───── RECORDS FOR PROCESSING

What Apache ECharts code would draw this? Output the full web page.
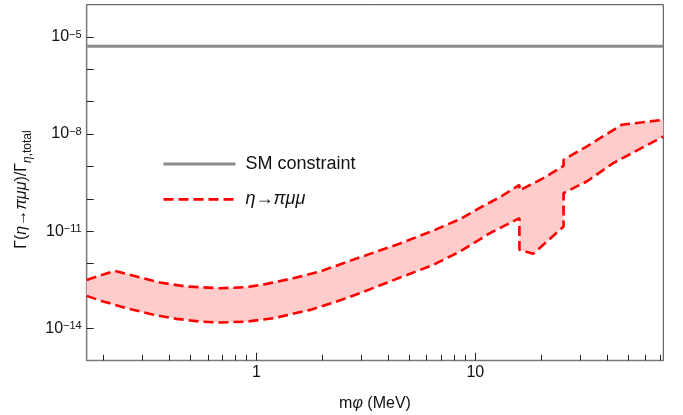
<!DOCTYPE html>
<html>
<head>
<meta charset="utf-8">
<script src="https://cdn.jsdelivr.net/npm/echarts@6/dist/echarts.min.js"></script>
<style>
html,body{margin:0;padding:0;background:#fff;}
#chart{width:683px;height:415px;}
</style>
</head>
<body>
<div id="chart"></div>
<script>
// ---- data ----
const xRange = [0.168, 72.2];
const yRange = [1e-15, 1e-4];
const smValue = 5.2e-6;
const upperX = [0.168, 0.225, 0.284, 0.363, 0.481, 0.683, 0.904, 1.116, 1.475, 1.954, 2.496, 3.305, 4.531, 6.43, 8.51, 10.88, 12.97, 15.9, 15.9, 20.44, 25.3, 25.3, 32.27, 46.6, 72.2];
const upperY = [3.1e-13, 5.9e-13, 3.94e-13, 2.57e-13, 1.93e-13, 1.72e-13, 1.85e-13, 2.34e-13, 3.51e-13, 5.62e-13, 1.02e-12, 1.98e-12, 4.13e-12, 1.04e-11, 2.35e-11, 6.05e-11, 1.12e-10, 2.7e-10, 1.8e-10, 4.35e-10, 1.04e-9, 1.6e-9, 4.13e-9, 1.94e-8, 2.77e-8];
const lowerX = [0.168, 0.2, 0.256, 0.339, 0.433, 0.553, 0.683, 0.904, 1.196, 1.759, 2.328, 2.975, 4.531, 6.43, 8.51, 11.67, 15.9, 15.9, 18.4, 25.3, 25.3, 32.27, 42.67, 72.2];
const lowerY = [9.95e-14, 6.64e-14, 4.15e-14, 2.58e-14, 1.94e-14, 1.6e-14, 1.49e-14, 1.6e-14, 2.03e-14, 3.67e-14, 6.64e-14, 1.21e-13, 3.66e-13, 9.06e-13, 2.34e-12, 8.67e-12, 2.52e-11, 2.64e-12, 1.98e-12, 1.39e-11, 1.5e-10, 3.42e-10, 1.27e-9, 8.41e-9];
const xMajorTicks = [1, 10];
const xMinorTicks = [0.2, 0.3, 0.4, 0.5, 0.6, 0.7, 0.8, 0.9, 2, 3, 4, 5, 6, 7, 8, 9, 20, 30, 40, 50, 60, 70];
const yTicks = [1e-14, 1e-13, 1e-12, 1e-11, 1e-10, 1e-9, 1e-8, 1e-7, 1e-6, 1e-5];
const yLabels = [1e-14, 1e-11, 1e-8, 1e-5];
const seriesNames = ['SM constraint', 'η→πμμ'];

// ---- chart ----
const FONT = '"Liberation Sans", Arial, sans-serif';
const upperData = upperX.map((x, i) => [x, upperY[i]]);
const lowerData = lowerX.map((x, i) => [x, lowerY[i]]);
const chart = echarts.init(document.getElementById('chart'), null, {renderer: 'canvas'});

const option = {
  animation: false,
  backgroundColor: '#fff',
  grid: {left: 86.7, right: 19.7, top: 4.7, bottom: 54.5, show: true, borderColor: '#444', borderWidth: 1, outerBoundsMode: 'none'},
  legend: {
    data: [
      {name: seriesNames[0], lineStyle: {width: 3}},
      {name: seriesNames[1], lineStyle: {width: 2.7}}
    ],
    orient: 'vertical',
    left: 157, top: 149,
    itemWidth: 72, itemHeight: 14, itemGap: 15.3,
    itemStyle: {opacity: 0, borderWidth: 0},
    textStyle: {fontFamily: FONT, fontSize: 18, color: '#111', lineHeight: 20, padding: [0, 0, 0, 5],
      rich: {i: {fontFamily: FONT, fontSize: 18, fontStyle: 'italic', color: '#111', lineHeight: 20}}},
    formatter: n => n === seriesNames[1] ? '{i|' + n + '}' : n,
    selectedMode: false
  },
  xAxis: [{
    type: 'log', min: xRange[0], max: xRange[1],
    position: 'bottom',
    axisLine: {show: true, lineStyle: {color: '#7a7a7a', width: 1.3}},
    axisTick: {show: true, inside: true, length: 7.7, customValues: xMajorTicks, lineStyle: {color: '#222', width: 1}},
    axisLabel: {customValues: xMajorTicks, margin: 4, fontFamily: FONT, fontSize: 16, color: '#111', formatter: v => String(v)},
    splitLine: {show: false}, minorTick: {show: false},
    name: 'm{i|φ} (MeV)', nameLocation: 'middle', nameGap: 35,
    nameTextStyle: {fontFamily: FONT, fontSize: 16, color: '#111',
      rich: {i: {fontFamily: FONT, fontSize: 16, fontStyle: 'italic', color: '#111'}}}
  }, {
    type: 'log', min: xRange[0], max: xRange[1],
    position: 'bottom',
    axisLine: {show: false},
    axisTick: {show: true, inside: true, length: 5.7, customValues: xMinorTicks, lineStyle: {color: '#222', width: 1}},
    axisLabel: {show: false},
    splitLine: {show: false}
  }],
  yAxis: {
    type: 'log', min: yRange[0], max: yRange[1],
    axisLine: {show: true, lineStyle: {color: '#7a7a7a', width: 1.3}},
    axisTick: {show: true, inside: true, length: 7, customValues: yTicks, lineStyle: {color: '#222', width: 1}},
    axisLabel: {customValues: yLabels, margin: 5, fontFamily: FONT, fontSize: 16, color: '#111',
      formatter: v => '10{sup|−' + (-Math.round(Math.log10(v))) + '}',
      rich: {sup: {fontFamily: FONT, fontSize: 11, color: '#111', verticalAlign: 'top', lineHeight: 11, padding: [0, 0, 10, 0]}}},
    splitLine: {show: false},
    name: '{n|Γ(}{i|η}{n|→}{i|πμμ}{n|)/Γ}{si|η}{s|,total}',
    nameLocation: 'middle', nameGap: 53,
    nameTextStyle: {fontFamily: FONT, fontSize: 16, color: '#111', padding: [0, 14, 0, 0],
      rich: {
        n: {fontFamily: FONT, fontSize: 16, color: '#111', lineHeight: 24},
        i: {fontFamily: FONT, fontSize: 16, fontStyle: 'italic', color: '#111', lineHeight: 24},
        s: {fontFamily: FONT, fontSize: 12, color: '#111', verticalAlign: 'bottom', lineHeight: 12},
        si: {fontFamily: FONT, fontSize: 12, fontStyle: 'italic', color: '#111', verticalAlign: 'bottom', lineHeight: 12}
      }}
  },
  series: [
    {
      type: 'custom', name: 'band', silent: true, z: 1, clip: true,
      data: [[1, 1e-12]],
      renderItem: function (params, api) {
        const pts = upperData.map(p => api.coord(p)).concat(lowerData.slice().reverse().map(p => api.coord(p)));
        return {type: 'polygon', shape: {points: pts}, style: {fill: '#ffcccc', stroke: null}};
      }
    },
    {
      type: 'line', name: seriesNames[0], z: 3, symbol: 'none', showSymbol: false,
      data: [[xRange[0], smValue], [xRange[1], smValue]],
      lineStyle: {color: '#8c8c8c', width: 3}, itemStyle: {color: '#8c8c8c'}
    },
    {
      type: 'line', name: seriesNames[1], z: 3, symbol: 'none', showSymbol: false,
      data: upperData,
      lineStyle: {color: '#ff0000', width: 2.6, type: [10, 5]}, itemStyle: {color: '#ff0000'}
    },
    {
      type: 'line', name: seriesNames[1], z: 3, symbol: 'none', showSymbol: false,
      data: lowerData,
      lineStyle: {color: '#ff0000', width: 2.6, type: [10, 5]}, itemStyle: {color: '#ff0000'}
    }
  ]
};
chart.setOption(option);
</script>
</body>
</html>
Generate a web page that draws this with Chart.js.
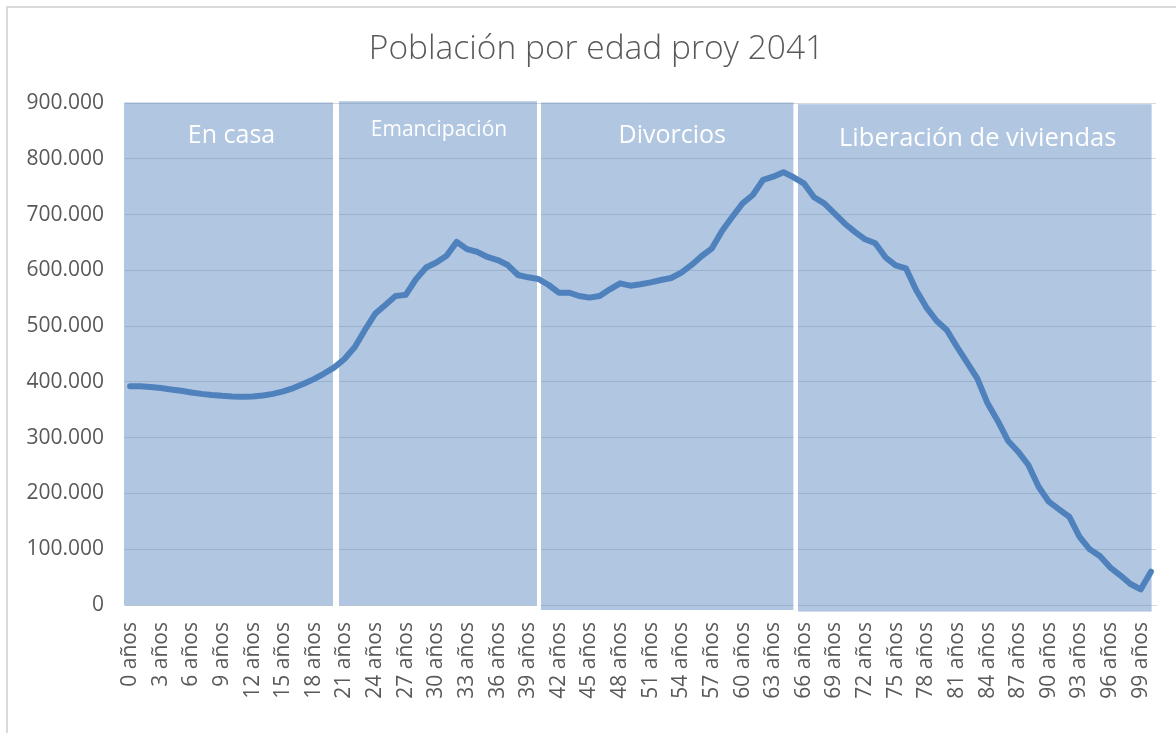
<!DOCTYPE html>
<html>
<head>
<meta charset="utf-8">
<script src="https://cdn.jsdelivr.net/npm/chart.js@4.4.1/dist/chart.umd.min.js"></script>
<style>
html,body{margin:0;padding:0;background:#fff;overflow:hidden;width:1176px;height:733px;}
#frame{position:absolute;left:6px;top:6px;width:1300px;height:800px;border:2px solid #d9d9d9;box-sizing:border-box;}
#wrap{position:absolute;left:0;top:0;width:1176px;height:733px;}
</style>
</head>
<body>
<div id="frame"></div>
<div id="wrap"><canvas id="c" width="1176" height="733"></canvas></div>
<script>
// ---- Data ----
const chartTitle = 'Población por edad proy 2041';

const ageLabels = [
  '0 años','1 años','2 años','3 años','4 años','5 años','6 años','7 años','8 años','9 años',
  '10 años','11 años','12 años','13 años','14 años','15 años','16 años','17 años','18 años','19 años',
  '20 años','21 años','22 años','23 años','24 años','25 años','26 años','27 años','28 años','29 años',
  '30 años','31 años','32 años','33 años','34 años','35 años','36 años','37 años','38 años','39 años',
  '40 años','41 años','42 años','43 años','44 años','45 años','46 años','47 años','48 años','49 años',
  '50 años','51 años','52 años','53 años','54 años','55 años','56 años','57 años','58 años','59 años',
  '60 años','61 años','62 años','63 años','64 años','65 años','66 años','67 años','68 años','69 años',
  '70 años','71 años','72 años','73 años','74 años','75 años','76 años','77 años','78 años','79 años',
  '80 años','81 años','82 años','83 años','84 años','85 años','86 años','87 años','88 años','89 años',
  '90 años','91 años','92 años','93 años','94 años','95 años','96 años','97 años','98 años','99 años',
  '100 años'
];

const population = [
  392000, 392000, 391000, 389000, 386500, 384000, 381000, 378500, 376500, 375000,
  374000, 373500, 373800, 375500, 378500, 383000, 389000, 396500, 405000, 415000,
  426000, 441000, 462000, 493000, 522000, 538000, 554000, 556000, 584000, 605000,
  614000, 626000, 651000, 638000, 633000, 624000, 618500, 609500, 591600, 587500,
  584500, 573700, 560000, 560000, 554000, 551000, 554000, 566000, 576700, 572500,
  575000, 578500, 582700, 586200, 595800, 609600, 625700, 639500, 671000, 696000,
  720000, 735000, 762000, 768000, 776000, 766800, 756000, 731000, 720000, 702000,
  684000, 669000, 655600, 648500, 623300, 609000, 603600, 564700, 533700, 509700,
  493000, 463000, 434400, 405700, 361600, 330000, 294600, 274900, 251000, 212000,
  185200, 171500, 158300, 122500, 99800, 87800, 67500, 53200, 37600, 28000,
  59700
];

const yTickMin = 0;
const yTickMax = 900000;
const yTickStep = 100000;

const regionNames = ['En casa', 'Emancipación', 'Divorcios', 'Liberación de viviendas'];

// ---- Helpers ----
function fmtEs(v) {
  return String(Math.round(v)).replace(/\B(?=(\d{3})+(?!\d))/g, '.');
}

// Region overlays (position/style of the shaded annotation boxes, in axis units)
const regionBoxes = [
  { x0: -0.6,  x1: 19.88,  top: 900900, bottom: -900,   size: 25, dx: 3, dy: 41 },
  { x0: 20.46, x1: 39.86,  top: 903200, bottom: -900,   size: 21, dx: 1, dy: 35 },
  { x0: 40.25, x1: 65.0,   top: 900900, bottom: -9000,  size: 25, dx: 5, dy: 40.5 },
  { x0: 65.41, x1: 100.07, top: 897800, bottom: -11800, size: 25.5, dx: 3, dy: 41.6 }
];

const regionsPlugin = {
  id: 'regions',
  beforeDatasetsDraw(chart) {
    const { ctx, scales: { x, y } } = chart;
    const rects = regionBoxes.map(b => ({
      l: x.getPixelForValue(b.x0),
      r: x.getPixelForValue(b.x1),
      t: y.getPixelForValue(b.top),
      b: y.getPixelForValue(b.bottom),
      box: b
    }));
    ctx.save();
    ctx.fillStyle = 'rgba(79,129,189,0.45)';
    rects.forEach(rc => ctx.fillRect(rc.l, rc.t, rc.r - rc.l, rc.b - rc.t));
    // white separators between boxes
    ctx.fillStyle = '#ffffff';
    const gTop = y.getPixelForValue(yTickMax) + 1.5;
    for (let i = 0; i < rects.length - 1; i++) {
      const a = rects[i], c = rects[i + 1];
      ctx.fillRect(a.r, gTop, c.l - a.r, Math.max(a.b, c.b) - gTop + 2);
    }
    // labels
    ctx.fillStyle = '#ffffff';
    ctx.textAlign = 'center';
    ctx.textBaseline = 'alphabetic';
    rects.forEach((rc, i) => {
      ctx.font = rc.box.size + 'px "Open Sans"';
      ctx.fillText(regionNames[i], (rc.l + rc.r) / 2 + rc.box.dx, rc.t + rc.box.dy);
    });
    ctx.restore();
  }
};

// Chart title drawn centred over the chart frame
const titlePlugin = {
  id: 'frameTitle',
  afterDraw(chart) {
    const c = chart.ctx;
    c.save();
    c.font = '300 33.5px "Open Sans"';
    c.fillStyle = '#595959';
    c.textAlign = 'center';
    c.textBaseline = 'middle';
    c.fillText(chartTitle, chart.width / 2 + 8.5, 49);
    c.restore();
  }
};

const ctx = document.getElementById('c').getContext('2d');
new Chart(ctx, {
  type: 'line',
  data: {
    labels: ageLabels,
    datasets: [{
      data: population,
      borderColor: '#4f81bd',
      borderWidth: 6,
      pointRadius: 0,
      pointHoverRadius: 0,
      tension: 0,
      fill: false,
      borderCapStyle: 'round',
      borderJoinStyle: 'round'
    }]
  },
  options: {
    responsive: false,
    animation: false,
    layout: { padding: { left: 20, right: 20, top: 103, bottom: 0 } },
    plugins: {
      legend: { display: false },
      tooltip: { enabled: false },
      title: { display: false }
    },
    scales: {
      x: {
        offset: true,
        grid: { display: false, drawTicks: false },
        border: { display: true, color: '#d9d9d9', width: 1 },
        ticks: {
          autoSkip: false,
          minRotation: 90,
          maxRotation: 90,
          padding: 17,
          color: '#595959',
          font: { family: 'Open Sans', size: 21 },
          callback: function (v, i) { return i % 3 === 0 ? this.getLabelForValue(v) : ''; }
        },
        afterFit(s) { s.height = 128; s.paddingLeft = 0; s.paddingRight = 0; }
      },
      y: {
        min: yTickMin,
        max: yTickMax,
        grid: { color: '#d9d9d9', lineWidth: 1, drawTicks: false },
        border: { display: false },
        ticks: {
          stepSize: yTickStep,
          padding: 21,
          color: '#595959',
          font: { family: 'Open Sans', size: 21 },
          callback: v => fmtEs(v)
        },
        afterFit(s) { s.width = 105; }
      }
    }
  },
  plugins: [regionsPlugin, titlePlugin]
});
</script>
</body>
</html>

──────────

• PROBLEM DETAILS:
Exactly as they appear, write out the lines from the one containing "Generate a web" down to the one containing "const chartTitle = 'Población", both included. Pictures are left out.

• THE ANSWER:
Generate a web page that draws this with Chart.js.
<!DOCTYPE html>
<html>
<head>
<meta charset="utf-8">
<script src="https://cdn.jsdelivr.net/npm/chart.js@4.4.1/dist/chart.umd.min.js"></script>
<style>
html,body{margin:0;padding:0;background:#fff;overflow:hidden;width:1176px;height:733px;}
#frame{position:absolute;left:6px;top:6px;width:1300px;height:800px;border:2px solid #d9d9d9;box-sizing:border-box;}
#wrap{position:absolute;left:0;top:0;width:1176px;height:733px;}
</style>
</head>
<body>
<div id="frame"></div>
<div id="wrap"><canvas id="c" width="1176" height="733"></canvas></div>
<script>
// ---- Data ----
const chartTitle = 'Población por edad proy 2041';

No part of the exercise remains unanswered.